9. Support School Initiatives

Our schools are doing their bit, but they need our backing:

  • Volunteer for STEM fairs: Be more than just a sausage sizzle expert
  • Advocate for STEM resources: Make some noise at the next PTA meeting
  • Support STEM-focused field trips: Learning outside the classroom is choice as

10. Keep it Gender Neutral

STEM isn’t just for the boys, despite what some crusty old stereotypes might say:

  • Encourage all kids equally: Future Kiwi innovators come in all genders
  • Highlight diverse role models: From Jane Goodall to our own Juliet Gerrard
  • Challenge biases: “Girls can’t do math” belongs in the same bin as dial-up internet

The Future’s Looking Choice

Look, at the end of the day, STEM education isn’t just about creating the next wave of scientists and engineers (although that’d be pretty choice). It’s about equipping our kids with the skills they need to tackle whatever the future throws at them.

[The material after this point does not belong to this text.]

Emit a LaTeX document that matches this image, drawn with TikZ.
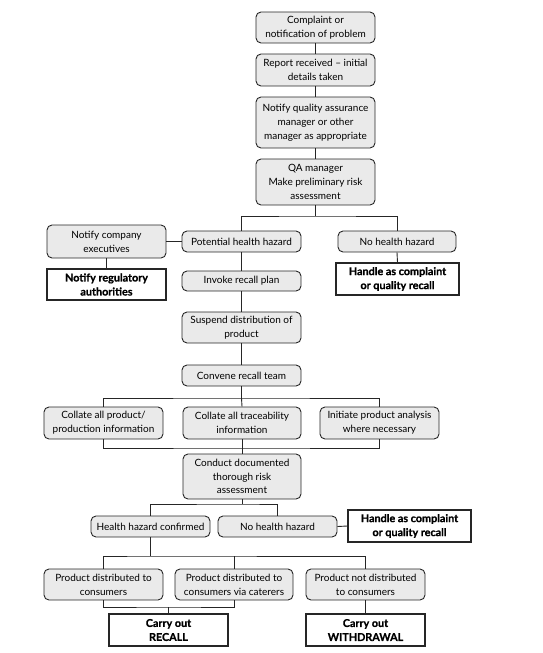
\documentclass[tikz,border=0pt]{standalone}
\usepackage{fontspec}
\setmainfont{Lato}
\newfontfamily\heavyfont{Lato Bold}[AutoFakeBold=0.9]
\definecolor{boxfill}{HTML}{EAEAEA}
\definecolor{edge}{HTML}{262626}
\begin{document}
\begin{tikzpicture}[x=1pt,y=1pt,
  gbox/.style={draw=edge, line width=0.9pt, fill=boxfill, rounded corners=5pt, align=center, inner sep=0pt,
     font=\fontsize{10}{13.8}\selectfont},
  bbox/.style={draw=edge, line width=1.1pt, fill=white, align=center, inner sep=0pt,
     font=\fontsize{10.8}{14}\selectfont\heavyfont\bfseries},
  conn/.style={draw=edge, line width=0.9pt}]
\useasboundingbox (0,0) rectangle (542,-653);

\node[gbox, minimum width=119, minimum height=31] (c1) at (315.5,-27.5) {Complaint or\\notification of problem};
\node[gbox, minimum width=119, minimum height=32] (c2) at (315.5,-70) {Report received -- initial\\details taken};
\node[gbox, minimum width=119, minimum height=51] (c3) at (315.5,-122.5) {Notify quality assurance\\manager or other\\manager as appropriate};
\node[gbox, minimum width=119, minimum height=46] (c4) at (315.5,-182) {QA manager\\Make preliminary risk\\assessment};

\node[gbox, minimum width=119, minimum height=33] (exec) at (106.5,-241.5) {Notify company\\executives};
\node[gbox, minimum width=119, minimum height=21] (phh) at (241.5,-241.5) {Potential health hazard};
\node[gbox, minimum width=118, minimum height=21] (nhh1) at (397,-241.5) {No health hazard};
\node[bbox, minimum width=119, minimum height=31] (reg) at (106.5,-284.5) {Notify regulatory\\authorities};
\node[bbox, minimum width=123, minimum height=32] (hand1) at (397.5,-279) {Handle as complaint\\or quality recall};
\node[gbox, minimum width=119, minimum height=20] (inv) at (241.5,-281) {Invoke recall plan};
\node[gbox, minimum width=119, minimum height=31] (susp) at (241.5,-327.5) {Suspend distribution of\\product};
\node[gbox, minimum width=119, minimum height=21] (conv) at (241.5,-375.5) {Convene recall team};

\node[gbox, minimum width=119, minimum height=32] (col1) at (103.5,-423) {Collate all product/\\production information};
\node[gbox, minimum width=118, minimum height=32] (col2) at (242,-423) {Collate all traceability\\information};
\node[gbox, minimum width=119, minimum height=32] (init) at (379.5,-423) {Initiate product analysis\\where necessary};
\node[gbox, minimum width=118, minimum height=45] (cond) at (242,-476.5) {Conduct documented\\thorough risk\\assessment};

\node[gbox, minimum width=119, minimum height=21] (hhc) at (150.5,-526.5) {Health hazard confirmed};
\node[gbox, minimum width=119, minimum height=21] (nhh2) at (277.5,-526.5) {No health hazard};
\node[bbox, minimum width=123, minimum height=32] (hand2) at (409.5,-526) {Handle as complaint\\or quality recall};

\node[gbox, minimum width=119, minimum height=31] (p1) at (103.5,-584.5) {Product distributed to\\consumers};
\node[gbox, minimum width=118, minimum height=31] (p2) at (234,-584.5) {Product distributed to\\consumers via caterers};
\node[gbox, minimum width=119, minimum height=31] (p3) at (365.5,-584.5) {Product not distributed\\to consumers};
\node[bbox, minimum width=119, minimum height=32] (rec) at (168.5,-630) {Carry out\\RECALL};
\node[bbox, minimum width=119, minimum height=32] (wd) at (365.5,-630) {Carry out\\WITHDRAWAL};

\coordinate (b1) at (315.5,-216);
\coordinate (b2) at (241.5,-398);
\coordinate (b3) at (242,-448);
\coordinate (b4) at (242,-504);
\coordinate (b5) at (150.5,-556);
\coordinate (b6) at (168.5,-607);

\draw[conn] (c1) -- (c2);
\draw[conn] (c2) -- (c3);
\draw[conn] (c3) -- (c4);
\draw[conn] (c4.south) -- (b1);
\draw[conn] (phh.north) |- (b1) -| (nhh1.north);
\draw[conn] (exec.east) -- (phh.west);
\draw[conn] (exec.south) -- (reg.north);
\draw[conn] (nhh1.south) -- (hand1.north);
\draw[conn] (phh) -- (inv);
\draw[conn] (inv) -- (susp);
\draw[conn] (susp) -- (conv);
\draw[conn] (conv.south) -- (b2);
\draw[conn] (col1.north) |- (b2) -| (init.north);
\draw[conn] (b2) -- (col2.north);
\draw[conn] (col1.south) |- (b3) -| (init.south);
\draw[conn] (col2.south) -- (cond.north);
\draw[conn] (cond.south) -- (b4);
\draw[conn] (hhc.north) |- (b4) -| (nhh2.north);
\draw[conn] (nhh2.east) -- (hand2.west);
\draw[conn] (hhc.south) -- (b5);
\draw[conn] (p1.north) |- (b5) -| (p3.north);
\draw[conn] (p2.north) -- (p2.north |- b5);
\draw[conn] (p1.south) |- (b6) -| (p2.south);
\draw[conn] (b6) -- (rec.north);
\draw[conn] (p3.south) -- (wd.north);
\end{tikzpicture}
\end{document}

We’re raising a generation that’ll face challenges we can’t even imagine yet. But with a solid STEM foundation, they’ll be as prepared as a Boy Scout with a Swiss Army knife. They’ll have the tools to innovate, adapt, and maybe even solve some of the world’s biggest problems.

So let’s get stuck in, shall we? Whether it’s building a volcano in the backyard, coding a simple game, or just asking “why” until we’re blue in the face, every little bit helps. Who knows? That kid covered in baking soda and vinegar might just be New Zealand’s next great inventor.

Remember, it’s not about forcing every kid to become a rocket scientist. It’s about opening doors, sparking curiosity, and showing them that STEM is as Kiwi as Buzzy Bee and Jaffas. 

Now, off you go! Those STEM skills won’t learn themselves. And who knows? Maybe your little one will be the one to finally invent a way to keep jandals from getting pinched on hot sand. Now that would be a STEM breakthrough worth celebrating!